SMITH: Clara Hunt. "Oh, Tom Sawyer. You had Tom Sawyer in your library? Why he was a liar."

JOHNSTON: But in your time didn't they, the Separate School Board, want you to have some of the books...was it Father Dunn...things that were written by Cathlolics simply because they were Catholics.

SMITH: There were some Catholic teachers, I went to the Catholic schools as well as the Protestants. They suggested books and I invited them down to the library to have tea. So they could see the books we had and I never had another suggestion of a Catholic book.

FASICK: Is that right? They were so impressed by what you had.

SMITH: Oh, they were fascinated. I think they were probably nuns and the other sex, what were they called?

FASICK: Monks?

JOHNSTON: I think they were brothers.

SMITH: The brothers, yes.

JOHNSTON: I used to go to St. [INAUDIBLE] School. We sort of got off on that subject.

SMITH: And the Principal of that school was awfully good.

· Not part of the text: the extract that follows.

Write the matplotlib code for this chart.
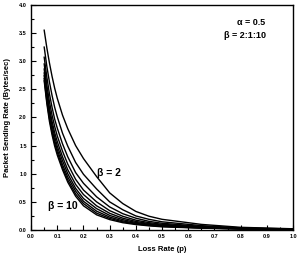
import matplotlib
matplotlib.use('Agg')
from matplotlib import pyplot as plt
from matplotlib.ticker import MultipleLocator

plt.rcParams['font.family'] = ['Liberation Sans', 'DejaVu Sans']
plt.rcParams['font.weight'] = 'bold'

# loss rate p
p = [0.05, 0.06, 0.07, 0.08, 0.09, 0.10, 0.12, 0.14, 0.17, 0.20,
     0.25, 0.30, 0.35, 0.40, 0.45, 0.50, 0.65, 0.80, 1.00]

# packet sending rate for beta = 2 .. 10
rate_b2 = [3.55, 3.24, 2.97, 2.73, 2.52, 2.34, 2.04, 1.80, 1.50, 1.27,
           0.95, 0.66, 0.47, 0.33, 0.245, 0.19, 0.10, 0.048, 0.022]
rate_b3 = [3.25, 2.91, 2.63, 2.39, 2.18, 2.01, 1.72, 1.49, 1.20, 0.99,
           0.73, 0.50, 0.36, 0.25, 0.19, 0.146, 0.078, 0.038, 0.018]
rate_b4 = [3.07, 2.72, 2.42, 2.18, 1.97, 1.81, 1.53, 1.30, 1.02, 0.83,
           0.59, 0.41, 0.29, 0.21, 0.154, 0.12, 0.064, 0.032, 0.015]
rate_b5 = [2.95, 2.58, 2.28, 2.04, 1.84, 1.67, 1.40, 1.17, 0.90, 0.71,
           0.50, 0.344, 0.244, 0.175, 0.131, 0.102, 0.055, 0.028, 0.013]
rate_b6 = [2.86, 2.48, 2.17, 1.93, 1.73, 1.57, 1.30, 1.07, 0.81, 0.63,
           0.43, 0.297, 0.21, 0.152, 0.114, 0.088, 0.049, 0.025, 0.012]
rate_b7 = [2.79, 2.41, 2.10, 1.86, 1.66, 1.49, 1.23, 1.00, 0.74, 0.56,
           0.38, 0.26, 0.184, 0.134, 0.101, 0.078, 0.044, 0.023, 0.011]
rate_b8 = [2.74, 2.34, 2.03, 1.79, 1.59, 1.43, 1.16, 0.94, 0.69, 0.51,
           0.335, 0.23, 0.162, 0.119, 0.09, 0.07, 0.039, 0.021, 0.010]
rate_b9 = [2.69, 2.29, 1.98, 1.74, 1.54, 1.38, 1.11, 0.89, 0.64, 0.47,
           0.30, 0.206, 0.145, 0.107, 0.082, 0.063, 0.036, 0.019, 0.010]
rate_b10 = [2.65, 2.25, 1.93, 1.69, 1.49, 1.33, 1.07, 0.85, 0.60, 0.43,
            0.27, 0.185, 0.13, 0.097, 0.074, 0.057, 0.033, 0.018, 0.009]

curves = [rate_b2, rate_b3, rate_b4, rate_b5, rate_b6,
          rate_b7, rate_b8, rate_b9, rate_b10]

fig = plt.figure(figsize=(2.99, 2.57), dpi=100)
ax = fig.add_axes([0.104, 0.105, 0.876, 0.876])

for r in curves:
    ax.plot(p, r, color='black', lw=1.0)

ax.set_xlim(0, 1.0)
ax.set_ylim(0, 4.0)
ax.xaxis.set_major_locator(MultipleLocator(0.1))
ax.xaxis.set_minor_locator(MultipleLocator(0.05))
ax.yaxis.set_major_locator(MultipleLocator(0.5))
ax.yaxis.set_minor_locator(MultipleLocator(0.25))
ax.xaxis.set_major_formatter(lambda v, pos: '%.1f' % v)
ax.yaxis.set_major_formatter(lambda v, pos: '%.1f' % v)
ax.tick_params(which='both', direction='in', top=False, right=False,
               labelsize=4, width=0.8, pad=3)
ax.tick_params(which='major', length=3.5)
ax.tick_params(which='minor', length=2)
for s in ax.spines.values():
    s.set_linewidth(1.0)

ax.set_xlabel('Loss Rate (p)', fontsize=5.5, fontweight='bold', labelpad=5)
ax.set_ylabel('Packet Sending Rate (Bytes/sec)', fontsize=5.5,
              fontweight='bold', labelpad=6)

ax.text(0.895, 3.68, 'α = 0.5', fontsize=6.5, fontweight='bold',
        ha='right', va='center')
ax.text(0.895, 3.45, 'β = 2:1:10', fontsize=6.5, fontweight='bold',
        ha='right', va='center')
ax.text(0.25, 1.02, 'β = 2', fontsize=7.5, fontweight='bold',
        ha='left', va='center')
ax.text(0.065, 0.43, 'β = 10', fontsize=7.5, fontweight='bold',
        ha='left', va='center')

plt.savefig('out.png', dpi=100)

SMITH: She was a nice person.

JOHNSTON: One day I went and she came and said she wanted to speak with me. "I saw you brought some new books the other day" and I said yes. Well she said "I noticed one called Freddy the Detective" and I said yes. And she said "Well, um, I was thinking that I would like to read that."


JOHNSTON: I was just steeling myself inside.

SMITH: She wanted to read a detective story.

JOHNSTON: What am I going to say? How am I going to defend Freddy?

SMITH: I like the Catholic teachers and when they came you know they were really interested in the books. What was it...I invited the Catholics, the Catholic females, you know...

JOHNSTON: The nuns.

SMITH: The nuns.

JOHNSTON: The sisters.

SMITH: The sisters and the brothers to the library for tea. And I was enraged because I had provided an awfully nice lunch for them and the Catholic men ate them all up and the poor women weren't allowed to.

FASICK: Oh, dear.

JOHNSTON: There's a case for women's lib.

SMITH: I was so mad. There they were having such a good time and these poor women having to refuse everything that was offered to them.

FASICK: That was strange.

SMITH: It wasn't the right time, was it? Or else they didn't have them with the men around. I think maybe that was the rule that they didn't join in. But we had an awfully nice lot of Catholic people. One of them from one of the schools right down on the lake and he was so interested in the books that we had.

JOHNSTON: That was Brother Walter.

SMITH: I think so. He had them write poetry...the children that he taught in the Catholic schools. They did some awfully nice things. We put them up on the wall and that pleased them very much. But it's terrible the other children writing poetry had the same talents.It worked both ways. I never met such nice men and nice women as in the convents. What do they call the men's?

JOHNSTON: They call them monasteries as a rule.

SMITH: Monasteries.


SMITH: I don't think so.

JOHNSTON: But the teaching orders, we certainly had a great many of them in the schools.

SMITH: That's where I met them. They came to the library though for the books we had and they were Catholics. Just charming and interested in everything.

JOHNSTON: I remember Mother Mary Blanch used to bring her class to the library. She later went to Boys' and Girls' House. On any occassion in the summer time it was their last visit and they would bring lovely bouquets of flowers that they had all picked from the church gardens.

FASICK: Oh, my.

SMITH: I know when the children picked the flowers from the gardens, you know the parks, they'd bring them in as wild flowers. We'd suggest to them, you know, and they'd go and bring back some flowers.